John Mills is an economist and chairman of consumer goods brand JML. He served as a Labour councillor almost continuously between 1971 and 2006.

37 Responses to “John Mills: Austerity isn’t working, but that doesn’t mean Corbyn is the answer”

  1. David Lindsay

    “Most of us” being who, exactly?

    Corbyn once hosted Hamas, with which the Israeli Government negotiates all the time, and Hezbollah, alongside which our Armed Forces are now at war, a war that Corbyn was one of very few MPs to vote against. It was not he who lowered the flag over the Palace of Westminster when King Abdullah died.

  2. David Lindsay

    Who are the hundreds of thousands who have signed up in order to vote for Corbyn? Are there that many Stalinists, Trotskyists and Maoists in Britain, collectively more numerous than the entire membership of the Conservative Party? Are there that many sad acts who do whatever Toby Young tells them? Of course not.

    And if they are not already, then most of these mainstream, moderate centrists will become full members of the Labour Party once the mainstream, moderate and centrist Corbyn is Leader, involving themselves fully in local party activity even where they have to organise it entirely from scratch.

    By Christmas, every Constituency Labour Party will contain a majority that had joined specifically because of Jeremy Corbyn. Abstentionist MPs who had thought that you had meal tickets for life, you need to start looking for jobs. Although good luck to most of you with that. Tony Blair used to talk about “literally a new party”, but it is Corbyn who has already created one.
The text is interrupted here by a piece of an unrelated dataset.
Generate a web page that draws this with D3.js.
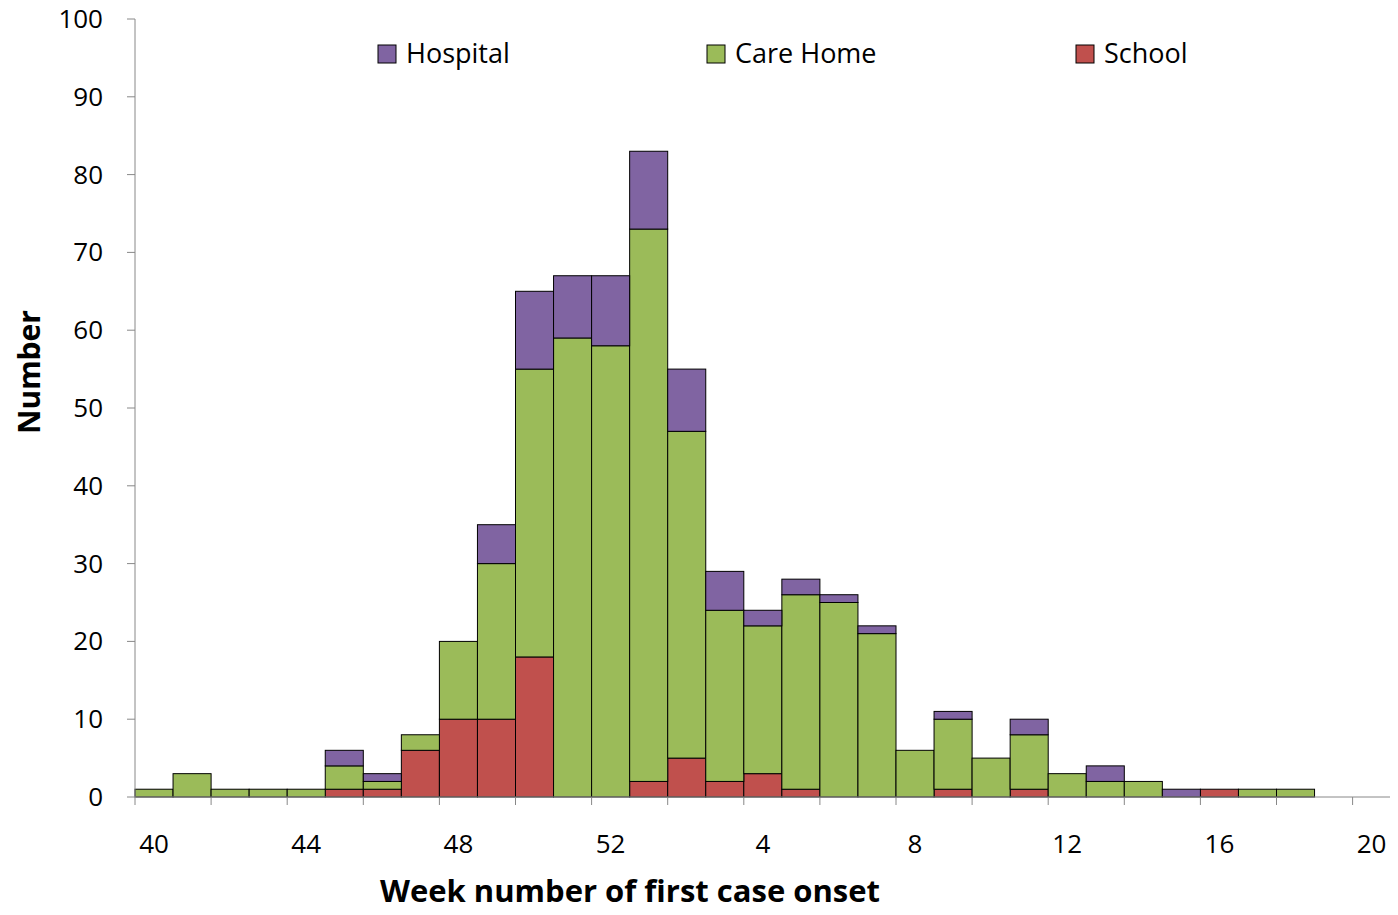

    Figures of such Olympian self-regard as to profess that they “would not serve under Corbyn”, as if they would have been asked, need to be made aware that plenty of people without a Marxist bone in their bodies would be more than happy to do so, and would merrily relieve them of the parliamentary seats that they obviously would not be needing. Any seat that was Labour in 2015 will always be Labour.

    Although not affiliated to the Labour Party since the High Blair Period, the RMT and the FBU remain affiliated to the Labour Representation Committee, which is constitutionally committed to the election of a Labour Government. They ought to undertake to pay all election costs of Labour candidates selected in place of prima donnas who thought that they were indispensable.

  3. David Lindsay

    Corbyn’s position on Northern Ireland has been that of the Conservative Party since 1993 in principle, and since well before that in practice. There are people in Northern Ireland who dissent from it, but for whom do they vote? With their Confederate, apartheid and Nazi flags, they identify publicly as one Lost Cause among many.

    Whereas Corbyn will soon speak at a Sinn Féin-associated cultural festival alongside a Democratic Unionist MP and former Lord Mayor of Belfast who was 13 at the time of the Good Friday Agreement. The most controversial thing about the entire week is the question of whether or not Frankie Boyle will appear.

  4. dontwanttocomment

    Despite spinning it the way you have done so, Corbyn actually claimed Hamas and Hizbullah were purveyors of ‘political and social justice across the region’ and not ‘just’ (unpleasant) partners for peace. It should also be remembered that Corbyn also supported and was prepared to share a platform Raed Salah after he was found to have said that Jews make bread with the blood of children. After the court case in the UK he the seconded a call for an enquiry into ‘Jewish influence’ of the Home Office.

  5. JAMES MCGIBBON

    I spent a bit of time demonstrating against the NF Nazis during the seventies. Now Corbyn sits in the company of his friends who like the NF are right wing homophobes and in denial of the Holocaust. Seems to me the hard left and fellow fascist travellers are on a bandwagon.